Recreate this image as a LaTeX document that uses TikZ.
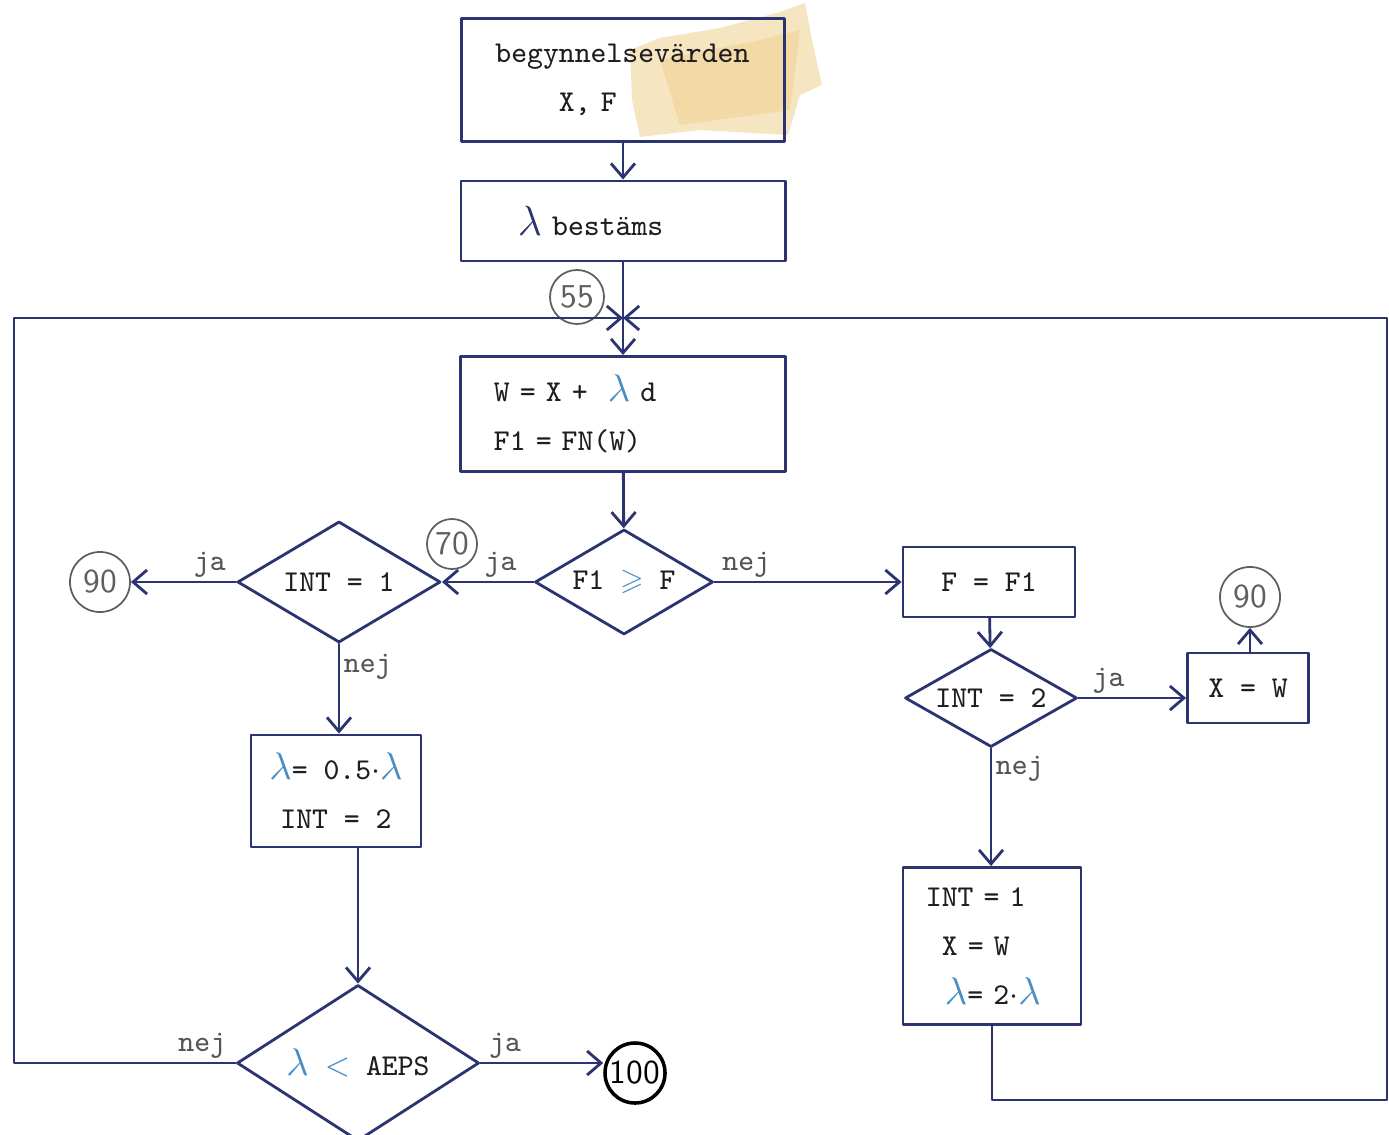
\documentclass[tikz,border=0pt]{standalone}
\usepackage{amssymb}
\usetikzlibrary{shapes.geometric,arrows.meta}
\definecolor{ink}{RGB}{43,52,112}
\definecolor{lamblue}{RGB}{72,142,196}
\definecolor{txt}{RGB}{30,30,34}
\definecolor{labgray}{RGB}{85,85,85}
\definecolor{numgray}{RGB}{95,95,95}
\definecolor{stain}{RGB}{232,190,100}
\newcommand{\blam}{{\color{lamblue}\fontsize{11}{11}\selectfont$\lambda$}}
\begin{document}
\begin{tikzpicture}[x=0.01cm, y=-0.01cm, line join=round, line cap=round,
	>={Straight Barb[length=1.4mm,width=2.4mm]},
	font=\ttfamily\fontsize{8.6}{14}\selectfont,
	box/.style={draw=ink, line width=0.8pt, rectangle, inner sep=0pt, text=txt},
	dia/.style={draw=ink, line width=0.8pt, diamond, aspect=1.75, inner sep=0pt, text=txt},
	num/.style={circle, draw=numgray, line width=0.5pt, text=numgray, inner sep=0pt, font=\sffamily\fontsize{9.5}{10}\selectfont},
	lab/.style={text=labgray, inner sep=1pt},
	flow/.style={draw=ink, line width=0.8pt}]
	\useasboundingbox (0,0) rectangle (1389,1134);
	% fleck on the paper
	\fill[stain, opacity=.4] (630,50)--(660,38)--(720,28)--(780,12)--(805,3)--(812,40)--(822,85)--(800,95)--(788,135)--(700,130)--(640,137)--(632,100)--cycle;
	\fill[stain, opacity=.3] (660,60)--(760,40)--(800,30)--(790,110)--(680,125)--cycle;
	% boxes
	\node[box, minimum width=3.23cm, minimum height=1.23cm, text width=2.55cm, align=left] (start) at (623,80) {begynnelsevärden\\\phantom{xxxx}X, F};
	\node[box, minimum width=3.24cm, minimum height=0.8cm, text width=2.1cm, align=left] (best) at (623,221) {{\color{ink}\fontsize{12}{12}\selectfont$\lambda$}\ bestäms};
	\coordinate (j55) at (623,318);
	\node[num, minimum size=0.54cm] (n55) at (577,297) {55};
	\node[box, minimum width=3.25cm, minimum height=1.15cm, text width=2.58cm, align=left] (calc) at (623,414) {W = X +\ \ \blam\ d\\F1 = FN(W)};
	\node[dia, minimum width=1.78cm, minimum height=1.05cm] (cmp) at (624,582) {F1 {\color{lamblue}$\geqslant$} F};
	\node[dia, minimum width=2.03cm, minimum height=1.21cm] (int1) at (339,582) {INT = 1};
	\node[num, minimum size=0.6cm] (n90a) at (100,582) {90};
	\node[num, minimum size=0.5cm] (n70) at (452,544) {70};
	\node[box, minimum width=1.7cm, minimum height=1.12cm, align=center] (half) at (336,791) {\blam= 0.5$\cdot$\blam\\INT = 2};
	\node[dia, minimum width=2.42cm, minimum height=1.56cm] (aeps) at (358,1063) {\blam\ {\color{lamblue}$<$}\ AEPS};
	\node[num, draw=black, text=black, line width=1pt, minimum size=0.6cm] (n100) at (635,1073) {100};
	\node[box, minimum width=1.72cm, minimum height=0.7cm] (upd) at (989,582) {F = F1};
	\node[dia, minimum width=1.72cm, minimum height=0.98cm] (int2) at (991,698) {INT = 2};
	\node[box, minimum width=1.21cm, minimum height=0.7cm] (xw) at (1248,688) {X = W};
	\node[num, minimum size=0.6cm] (n90b) at (1250,597) {90};
	\node[box, minimum width=1.78cm, minimum height=1.57cm, text width=1.32cm, align=left] (dbl) at (992,946) {INT = 1\\\hspace*{0.16cm}X = W\\\hspace*{0.19cm}\blam= 2$\cdot$\blam};
	% connectors
	\draw[flow,->] (start) -- (best);
	\draw[flow,->] (best) -- (calc);
	\draw[flow,->] (calc) -- (cmp);
	\draw[flow,->] (cmp.west) -- (int1.east) node[lab, pos=0.36, above]{ja};
	\draw[flow,->] (cmp.east) -- (upd.west) node[lab, pos=0.17, above]{nej};
	\draw[flow,->] (int1.west) -- (int1.west -| n90a.east) node[lab, pos=0.25, above]{ja};
	\draw[flow,->] (int1.south) -- (int1.south |- half.north) node[lab, pos=0.25, right]{nej};
	\draw[flow,->] (aeps.north |- half.south) -- (aeps.north);
	\draw[flow,->] (aeps.east) -- (aeps.east -| n100.west) node[lab, pos=0.2, above]{ja};
	\draw[flow,->] (upd) -- (int2);
	\draw[flow,->] (int2.east) -- (int2.east -| xw.west) node[lab, pos=0.28, above]{ja};
	\draw[flow,->] (n90b |- xw.north) -- (n90b.south);
	\draw[flow,->] (int2.south) -- (int2.south |- dbl.north) node[lab, pos=0.17, right]{nej};
	% loops back to 55
	\draw[flow,->] (aeps.west) -- node[lab, pos=0.15, above]{nej} (14,1063) |- (j55);
	\draw[flow,->] (dbl.south) |- (1387,1100) |- (j55);
\end{tikzpicture}
\end{document}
◇ ◇ ◇ ◇
— DIRECTIONS —
Return each line from the material above exactly, but not the pictures.

— EXERCISE SOLUTION —
Recreate this image as a LaTeX document that uses TikZ.
\documentclass[tikz,border=0pt]{standalone}
\usepackage{amssymb}
\usetikzlibrary{shapes.geometric,arrows.meta}
\definecolor{ink}{RGB}{43,52,112}
\definecolor{lamblue}{RGB}{72,142,196}
\definecolor{txt}{RGB}{30,30,34}
\definecolor{labgray}{RGB}{85,85,85}
\definecolor{numgray}{RGB}{95,95,95}
\definecolor{stain}{RGB}{232,190,100}
\newcommand{\blam}{{\color{lamblue}\fontsize{11}{11}\selectfont$\lambda$}}
\begin{document}
\begin{tikzpicture}[x=0.01cm, y=-0.01cm, line join=round, line cap=round,
	>={Straight Barb[length=1.4mm,width=2.4mm]},
	font=\ttfamily\fontsize{8.6}{14}\selectfont,
	box/.style={draw=ink, line width=0.8pt, rectangle, inner sep=0pt, text=txt},
	dia/.style={draw=ink, line width=0.8pt, diamond, aspect=1.75, inner sep=0pt, text=txt},
	num/.style={circle, draw=numgray, line width=0.5pt, text=numgray, inner sep=0pt, font=\sffamily\fontsize{9.5}{10}\selectfont},
	lab/.style={text=labgray, inner sep=1pt},
	flow/.style={draw=ink, line width=0.8pt}]
	\useasboundingbox (0,0) rectangle (1389,1134);
	% fleck on the paper
	\fill[stain, opacity=.4] (630,50)--(660,38)--(720,28)--(780,12)--(805,3)--(812,40)--(822,85)--(800,95)--(788,135)--(700,130)--(640,137)--(632,100)--cycle;
	\fill[stain, opacity=.3] (660,60)--(760,40)--(800,30)--(790,110)--(680,125)--cycle;
	% boxes
	\node[box, minimum width=3.23cm, minimum height=1.23cm, text width=2.55cm, align=left] (start) at (623,80) {begynnelsevärden\\\phantom{xxxx}X, F};
	\node[box, minimum width=3.24cm, minimum height=0.8cm, text width=2.1cm, align=left] (best) at (623,221) {{\color{ink}\fontsize{12}{12}\selectfont$\lambda$}\ bestäms};
	\coordinate (j55) at (623,318);
	\node[num, minimum size=0.54cm] (n55) at (577,297) {55};
	\node[box, minimum width=3.25cm, minimum height=1.15cm, text width=2.58cm, align=left] (calc) at (623,414) {W = X +\ \ \blam\ d\\F1 = FN(W)};
	\node[dia, minimum width=1.78cm, minimum height=1.05cm] (cmp) at (624,582) {F1 {\color{lamblue}$\geqslant$} F};
	\node[dia, minimum width=2.03cm, minimum height=1.21cm] (int1) at (339,582) {INT = 1};
	\node[num, minimum size=0.6cm] (n90a) at (100,582) {90};
	\node[num, minimum size=0.5cm] (n70) at (452,544) {70};
	\node[box, minimum width=1.7cm, minimum height=1.12cm, align=center] (half) at (336,791) {\blam= 0.5$\cdot$\blam\\INT = 2};
	\node[dia, minimum width=2.42cm, minimum height=1.56cm] (aeps) at (358,1063) {\blam\ {\color{lamblue}$<$}\ AEPS};
	\node[num, draw=black, text=black, line width=1pt, minimum size=0.6cm] (n100) at (635,1073) {100};
	\node[box, minimum width=1.72cm, minimum height=0.7cm] (upd) at (989,582) {F = F1};
	\node[dia, minimum width=1.72cm, minimum height=0.98cm] (int2) at (991,698) {INT = 2};
	\node[box, minimum width=1.21cm, minimum height=0.7cm] (xw) at (1248,688) {X = W};
	\node[num, minimum size=0.6cm] (n90b) at (1250,597) {90};
	\node[box, minimum width=1.78cm, minimum height=1.57cm, text width=1.32cm, align=left] (dbl) at (992,946) {INT = 1\\\hspace*{0.16cm}X = W\\\hspace*{0.19cm}\blam= 2$\cdot$\blam};
	% connectors
	\draw[flow,->] (start) -- (best);
	\draw[flow,->] (best) -- (calc);
	\draw[flow,->] (calc) -- (cmp);
	\draw[flow,->] (cmp.west) -- (int1.east) node[lab, pos=0.36, above]{ja};
	\draw[flow,->] (cmp.east) -- (upd.west) node[lab, pos=0.17, above]{nej};
	\draw[flow,->] (int1.west) -- (int1.west -| n90a.east) node[lab, pos=0.25, above]{ja};
	\draw[flow,->] (int1.south) -- (int1.south |- half.north) node[lab, pos=0.25, right]{nej};
	\draw[flow,->] (aeps.north |- half.south) -- (aeps.north);
	\draw[flow,->] (aeps.east) -- (aeps.east -| n100.west) node[lab, pos=0.2, above]{ja};
	\draw[flow,->] (upd) -- (int2);
	\draw[flow,->] (int2.east) -- (int2.east -| xw.west) node[lab, pos=0.28, above]{ja};
	\draw[flow,->] (n90b |- xw.north) -- (n90b.south);
	\draw[flow,->] (int2.south) -- (int2.south |- dbl.north) node[lab, pos=0.17, right]{nej};
	% loops back to 55
	\draw[flow,->] (aeps.west) -- node[lab, pos=0.15, above]{nej} (14,1063) |- (j55);
	\draw[flow,->] (dbl.south) |- (1387,1100) |- (j55);
\end{tikzpicture}
\end{document}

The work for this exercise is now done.